Что и следовало ожидать. Теперь будем разбираться, почему страшно. Наша неспешная беседа (первый прием у меня редко занимает менее полутора часов) продолжилась.
Почему бывает страшно, когда все хорошо?
А причин у тревог и страхов может быть много. О повышенной тревожности я уже не раз писал и еще много раз напишу.
Изначально страх – неплохое чувство. Именно он останавливает нас, когда мы собираемся сделать что-то неразумно опасное. Совсем бесстрашные люди долго не живут.
Но, как и у всего в этом мире, у медали есть вторая сторона: избыточные тревога и страх могут отравить земное существование самого успешного человека, а в худшем случае – довести до трагедии.
Откуда это берется?
Причин может быть много: например, проблемы с балансом нейромедиаторов в центральной нервной системе, преимущественно – серотонина и гамма-аминомасляной кислоты. Это – эндогенный вариант, идущий «изнутри» организма.

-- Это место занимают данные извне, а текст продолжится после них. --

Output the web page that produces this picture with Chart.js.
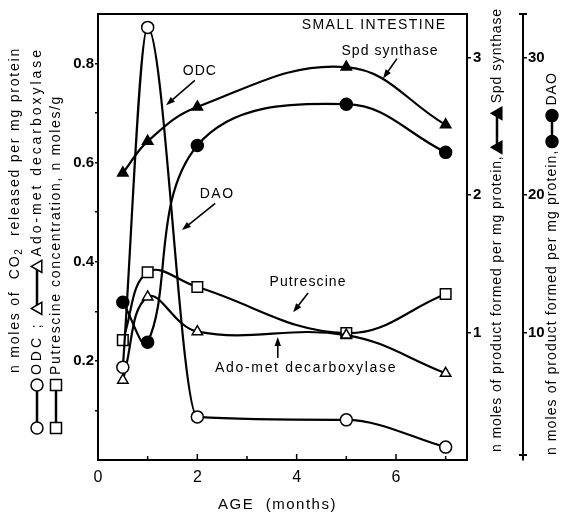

Могут быть и ситуативно образовавшиеся страхи и тревоги, не исчезнувшие после ухода психотравмирующей ситуации. Самый обычный случай – посттравматическое стрессовое расстройство. Часто встречается у участников боевых действий и жертв насилия. Все, вроде бы, давно позади, но ужасы прошлого не дают жить настоящим.
Наконец, может наблюдаться сочетание внешних и внутренних факторов.
Что ж, будем разбираться, благо механизмов борьбы, в том числе безмедикаментозных, имеется достаточно.
… И вот тут уже сильно напрягся я.
«Когда я слышу эти голоса, я не хочу жить»
Потому что Светлана расплакалась и рассказала о голосах, которые уже более пятнадцати лет не дают ей нормально жить.
На самом деле галлюцинации – тоже не приговор. Тем более что за такой долгий срок заболевания, да еще при его ранней манифестации, ни дефекта у девушки не наработалось (обычно заметны поражения в эмоционально-волевой сфере), ни когнитивных нарушений я совершенно не видел. Однако расстройства шизотипического спектра требуют медикаментозной помощи, а значит, для терапии понадобится врач-психиатр.
Тут нужно пояснить про «дефект».
При шизофрении неподготовленные люди более всего пугаются, видя у своих близких позитивные признаки болезни: бред, галлюцинации, психотические эпизоды. Но с появлением нейролептиков эти явления убирать более-менее научились.
Гораздо более грозным являются симптомы негативные: уплощение аффекта (исчезновение эмоций), апатия, потеря воли и целеустремленности. Вот тут дело плохо, это свидетельствует о нехорошем течении болезни. Правда, следует отличать негативные симптомы, связанные с дефектом, от похожих, вызванных депрессией. Ведь сама по себе постановка тяжелого диагноза уже психотравмирующий фактор.
И здесь мы наблюдаем парадокс. Если пациент с шизо-расстройством очень переживает по поводу своего состояния и будущего, то это как раз хороший прогностический знак. Гораздо хуже, если ему все безразлично.
Но вернемся к нашей героине.
Что делать, если у нее, например, шизоаффективное расстройство или, с учетом ранней манифестации, вполне себе «оформленная» шизофрения?
Здесь практика отработана: врач-психиатр делает свое дело, психолог – свое, причем, когда они работают вместе, шансы на успех сильно повышаются. Ведь клинический психолог, кроме непосредственной психотерапии, занимается и патопсихологическими исследованиями. А именно их результаты помогают врачу поставить диагноз, назначить лечение и – что очень важно – отследить эффективность этого лечения.